• _Dataset section_
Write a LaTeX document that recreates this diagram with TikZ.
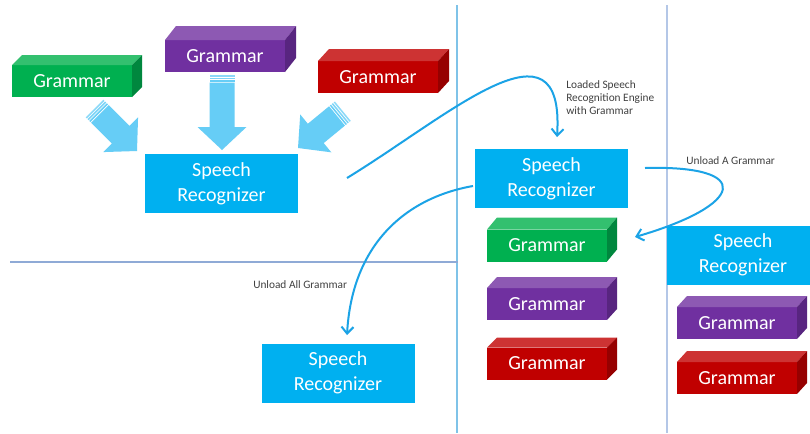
\documentclass[tikz,border=0pt]{standalone}
\usepackage{fontspec}
\setmainfont{Carlito}
\usetikzlibrary{arrows.meta}
\definecolor{srblue}{RGB}{0,176,240}
\definecolor{gfront}{RGB}{0,176,80}
\definecolor{gtop}{RGB}{51,192,111}
\definecolor{gside}{RGB}{0,135,62}
\definecolor{pfront}{RGB}{112,48,160}
\definecolor{ptop}{RGB}{141,89,179}
\definecolor{pside}{RGB}{88,37,128}
\definecolor{rfront}{RGB}{192,0,0}
\definecolor{rtop}{RGB}{205,51,51}
\definecolor{rside}{RGB}{150,0,0}
\definecolor{barrowc}{RGB}{102,205,246}
\definecolor{curvec}{RGB}{27,163,230}
\definecolor{divA}{RGB}{127,195,232}
\definecolor{divB}{RGB}{180,199,231}
\definecolor{divH}{RGB}{143,170,214}
\definecolor{labelc}{RGB}{64,64,64}
\tikzset{
  gram/.style={minimum width=90pt, minimum height=24pt, inner sep=0pt, outer sep=0pt,
    text=white, font=\fontsize{15}{18}\selectfont},
  srbox/.style={fill=srblue, minimum width=114.75pt, minimum height=44.25pt, inner sep=0pt,
    outer sep=0pt, text=white, align=center, font=\fontsize{15}{18.75}\selectfont},
  lbl/.style={text=labelc, align=left, inner sep=0pt, anchor=west,
    font=\fontsize{8.5}{9.75}\selectfont},
  flow/.style={draw=curvec, line width=1.5pt, -{Straight Barb[length=5pt,width=9pt,line width=1.5pt]}},
  barrow/.style={fill=barrowc}
}
% name, cx, cy, dx, dy, colour prefix
\newcommand{\gbox}[6]{%
  \node[gram, fill=#6front] (#1) at (#2,#3) {Grammar};
  \fill[#6top] (#1.north west) -- ++(#4,-#5) -- ++(120,0) -- (#1.north east) -- cycle;
  \fill[#6side] (#1.north east) -- ++(#4,-#5) -- ++(0,32) -- (#1.south east) -- cycle;
}
% tip x, tip y, angle, length
\newcommand{\blockarrow}[4]{%
  \begin{scope}[shift={(#1,#2)}, rotate=#3]
    \fill[barrow] (0,0) -- (-23,24.5) -- (-23,12.5) -- (-#4+7.5,12.5) -- (-#4+7.5,-12.5)
      -- (-23,-12.5) -- (-23,-24.5) -- cycle;
    \fill[barrow, opacity=0.75] (-#4,12.5) rectangle (-#4+1.5,-12.5);
    \fill[barrow, opacity=0.85] (-#4+2.5,12.5) rectangle (-#4+4,-12.5);
    \fill[barrow] (-#4+5,12.5) rectangle (-#4+6.5,-12.5);
  \end{scope}
}
\begin{document}
\begin{tikzpicture}[x=0.75pt, y=-0.75pt]
\path[use as bounding box] (0,0) rectangle (810,433);
\clip (0,0) rectangle (810,433);
\fill[white] (0,0) rectangle (810,433);

% dividers
\draw[divA, line width=0.9pt] (457,5) -- (457,433);
\draw[divB, line width=1.2pt] (667,5) -- (667,433);
\draw[divH, line width=0.9pt] (10,262) -- (458,262);

% top-left group
\gbox{g1}{72}{81}{10}{10}{g}
\gbox{p1}{225}{56}{11}{14}{p}
\gbox{r1}{378}{77}{11}{12}{r}
\node[srbox] (s1) at (221.5,183.5) {Speech\\Recognizer};
\blockarrow{137}{151}{-45}{60}
\blockarrow{222}{150}{-90}{75}
\blockarrow{298}{148}{-140.6}{58}

% middle column
\node[srbox] (s2) at (551.5,178.5) {Speech\\Recognizer};
\gbox{g2}{547}{245.5}{10}{12}{g}
\gbox{p2}{547}{304}{10}{11}{p}
\gbox{r2}{547}{363.5}{10}{10}{r}

% right column
\node[srbox] (s3) at (743,255) {Speech\\Recognizer};
\gbox{p3}{737}{323}{10}{11}{p}
\gbox{r3}{737}{378}{10}{11}{r}

% bottom
\node[srbox] (s4) at (338,373) {Speech\\Recognizer};

% labels
\node[lbl] (l1) at (566,98) {Loaded Speech\\Recognition Engine\\with Grammar};
\node[lbl] (l2) at (686,161) {Unload A Grammar};
\node[lbl] (l3) at (253,285) {Unload All Grammar};

% curved connectors
\coordinate (c1a) at (347,178);
\coordinate (c1b) at (557,137);
\coordinate (c2a) at (645,168);
\coordinate (c2b) at (635,237);
\coordinate (c3a) at (473,186);
\coordinate (c3b) at (347,335);
\draw[flow] (c1a) .. controls (450,115) and (565,10) .. (c1b);
\draw[flow] (c2a) .. controls (755,165) and (745,205) .. (c2b);
\draw[flow] (c3a) .. controls (405,198) and (352,245) .. (c3b);
\end{tikzpicture}
\end{document}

• _Task brief_
Look through the data and show every line containing "with".

• _The result_
Write a LaTeX document that recreates this diagram with TikZ.
\node[lbl] (l1) at (566,98) {Loaded Speech\\Recognition Engine\\with Grammar};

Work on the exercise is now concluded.